First I use the TF-IDF method to transform the text I am working with. This gives me a result of an array of '(136, 15063)'. Then I use the fit_transform
method that the library includes but it gives me the following error:
File "C:\Users\luismiguel\Documents\Papers\2020_paper\08_ANMM_training.py", line 161, in <module>
train_anmm = ANMM_c.fit_transform(train_tfidf, labels_train)
File "C:\Users\luismiguel\Anaconda3\lib\site-packages\sklearn\base.py", line 574, in fit_transform
return self.fit(X, y, **fit_params).transform(X)
File "dml\anmm.pyx", line 107, in dml.anmm.ANMM.fit
File "dml\anmm.pyx", line 175, in dml.anmm.ANMM._compute_matrices
IndexError: index 1847620713 is out of bounds for axis 0 with size 136
Hi, can you provide a minimal working example to reproduce this issue?
I have a file lines with text. I use fit_transform
that is inTfidfVectorizer
from Sklearn
, the result of this operation gives me a sparse matrix. I converted this matrix to a numpy array then I pass this array to fit_transform
of AMNN and then gives me the error. In the image data_train
is a file with text.
I have not been able to get the error with the code you provided. Can you link me to a file with the output of train_tfidf.toarray()
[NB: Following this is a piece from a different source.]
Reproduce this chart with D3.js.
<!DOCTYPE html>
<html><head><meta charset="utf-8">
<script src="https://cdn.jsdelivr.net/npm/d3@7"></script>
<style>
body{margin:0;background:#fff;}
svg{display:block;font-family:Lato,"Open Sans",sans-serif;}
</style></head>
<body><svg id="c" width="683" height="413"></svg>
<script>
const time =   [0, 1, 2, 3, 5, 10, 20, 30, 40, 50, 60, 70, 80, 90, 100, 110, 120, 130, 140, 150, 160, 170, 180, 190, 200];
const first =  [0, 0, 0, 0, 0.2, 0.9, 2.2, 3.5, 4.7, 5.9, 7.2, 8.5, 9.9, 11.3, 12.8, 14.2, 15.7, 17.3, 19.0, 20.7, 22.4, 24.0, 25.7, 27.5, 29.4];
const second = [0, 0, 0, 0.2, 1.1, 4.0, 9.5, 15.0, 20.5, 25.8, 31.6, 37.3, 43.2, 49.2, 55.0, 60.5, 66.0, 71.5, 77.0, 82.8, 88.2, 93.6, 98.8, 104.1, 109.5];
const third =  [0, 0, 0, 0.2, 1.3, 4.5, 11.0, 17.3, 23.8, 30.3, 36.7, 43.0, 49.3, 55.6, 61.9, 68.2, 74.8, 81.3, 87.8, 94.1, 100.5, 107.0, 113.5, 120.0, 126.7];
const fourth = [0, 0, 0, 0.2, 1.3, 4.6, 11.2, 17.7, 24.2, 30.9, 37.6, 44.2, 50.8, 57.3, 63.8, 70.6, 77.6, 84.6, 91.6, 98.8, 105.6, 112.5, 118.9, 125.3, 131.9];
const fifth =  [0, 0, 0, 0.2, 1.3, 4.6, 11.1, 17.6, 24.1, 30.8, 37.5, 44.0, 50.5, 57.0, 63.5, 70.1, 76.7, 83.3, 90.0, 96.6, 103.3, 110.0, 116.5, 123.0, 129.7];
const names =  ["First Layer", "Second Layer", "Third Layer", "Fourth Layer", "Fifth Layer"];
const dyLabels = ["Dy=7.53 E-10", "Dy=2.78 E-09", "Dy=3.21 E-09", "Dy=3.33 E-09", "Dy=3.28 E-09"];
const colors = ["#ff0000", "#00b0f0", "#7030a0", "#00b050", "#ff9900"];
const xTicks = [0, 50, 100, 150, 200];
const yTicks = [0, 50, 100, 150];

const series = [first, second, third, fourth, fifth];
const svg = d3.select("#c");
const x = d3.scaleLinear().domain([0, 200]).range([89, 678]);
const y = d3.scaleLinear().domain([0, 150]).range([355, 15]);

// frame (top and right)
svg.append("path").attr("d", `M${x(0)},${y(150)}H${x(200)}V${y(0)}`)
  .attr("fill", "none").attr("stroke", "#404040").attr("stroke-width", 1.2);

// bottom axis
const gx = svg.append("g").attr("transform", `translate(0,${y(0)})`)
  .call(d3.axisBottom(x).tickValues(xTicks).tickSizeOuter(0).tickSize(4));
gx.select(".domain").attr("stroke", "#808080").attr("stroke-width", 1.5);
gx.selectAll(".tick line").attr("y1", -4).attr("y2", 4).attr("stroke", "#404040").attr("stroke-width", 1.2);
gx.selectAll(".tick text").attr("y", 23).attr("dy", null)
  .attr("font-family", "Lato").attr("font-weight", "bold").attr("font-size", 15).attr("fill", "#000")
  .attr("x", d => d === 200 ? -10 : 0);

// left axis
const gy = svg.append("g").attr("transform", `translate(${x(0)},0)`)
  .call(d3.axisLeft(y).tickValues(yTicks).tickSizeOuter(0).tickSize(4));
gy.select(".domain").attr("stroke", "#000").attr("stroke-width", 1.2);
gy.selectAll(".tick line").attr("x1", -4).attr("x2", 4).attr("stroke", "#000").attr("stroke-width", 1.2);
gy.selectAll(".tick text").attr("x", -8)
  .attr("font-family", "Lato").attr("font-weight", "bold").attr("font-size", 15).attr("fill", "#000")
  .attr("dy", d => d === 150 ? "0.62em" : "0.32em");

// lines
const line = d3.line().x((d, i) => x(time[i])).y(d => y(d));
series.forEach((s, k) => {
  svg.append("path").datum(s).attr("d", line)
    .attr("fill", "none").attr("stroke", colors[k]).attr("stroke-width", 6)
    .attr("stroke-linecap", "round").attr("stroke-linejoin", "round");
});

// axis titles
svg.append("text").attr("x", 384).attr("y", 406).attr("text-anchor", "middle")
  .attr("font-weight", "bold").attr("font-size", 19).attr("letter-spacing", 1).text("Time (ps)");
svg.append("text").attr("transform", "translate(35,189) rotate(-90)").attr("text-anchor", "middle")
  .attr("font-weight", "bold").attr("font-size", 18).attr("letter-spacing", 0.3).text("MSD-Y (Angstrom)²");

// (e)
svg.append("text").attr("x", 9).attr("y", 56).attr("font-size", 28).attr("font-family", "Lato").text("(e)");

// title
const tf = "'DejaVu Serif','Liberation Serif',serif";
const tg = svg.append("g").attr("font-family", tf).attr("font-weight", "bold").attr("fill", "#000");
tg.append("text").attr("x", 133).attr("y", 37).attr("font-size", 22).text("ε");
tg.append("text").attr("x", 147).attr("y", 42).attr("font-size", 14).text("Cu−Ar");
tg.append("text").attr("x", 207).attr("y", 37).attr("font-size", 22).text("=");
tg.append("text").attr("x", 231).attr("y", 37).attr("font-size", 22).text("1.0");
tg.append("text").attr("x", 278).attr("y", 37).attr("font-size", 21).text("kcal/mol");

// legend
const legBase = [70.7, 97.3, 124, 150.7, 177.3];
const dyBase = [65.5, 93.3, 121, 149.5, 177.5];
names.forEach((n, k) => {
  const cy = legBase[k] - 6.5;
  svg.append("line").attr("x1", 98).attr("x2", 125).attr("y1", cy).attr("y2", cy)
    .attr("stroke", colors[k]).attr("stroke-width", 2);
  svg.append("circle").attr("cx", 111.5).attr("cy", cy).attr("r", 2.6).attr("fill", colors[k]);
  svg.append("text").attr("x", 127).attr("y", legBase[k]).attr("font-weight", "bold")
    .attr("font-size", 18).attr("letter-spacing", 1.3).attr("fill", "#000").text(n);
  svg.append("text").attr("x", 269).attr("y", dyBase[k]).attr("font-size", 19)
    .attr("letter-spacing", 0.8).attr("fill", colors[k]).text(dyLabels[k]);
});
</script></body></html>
before applying ANMM? And if you could add the output of labels_train
it would be good too.
I have not been able to get the error with the code you provided. Can you link me to a file with the output of
train_tfidf.toarray()
before applying ANMM? And if you could add the output oflabels_train
it would be good too.
labels_train
is an array of one dimension that contains [0 , 0, 0, 0, 1, 1, 1 ...]
I attached both files.
Thanks for pointing this issue. There is indeed a bug in ANMM. The dataset provided only has one sample with the class 3, and when searching for same-class neighbors it gets wrong values. I will have this error fixed soon.
I think it is already fixed. It will be available in the next release on PyPI. Meanwhile you can use the unreleased version by cloning the github repository and installing it via python setup.py install
. If there is any problem let me know.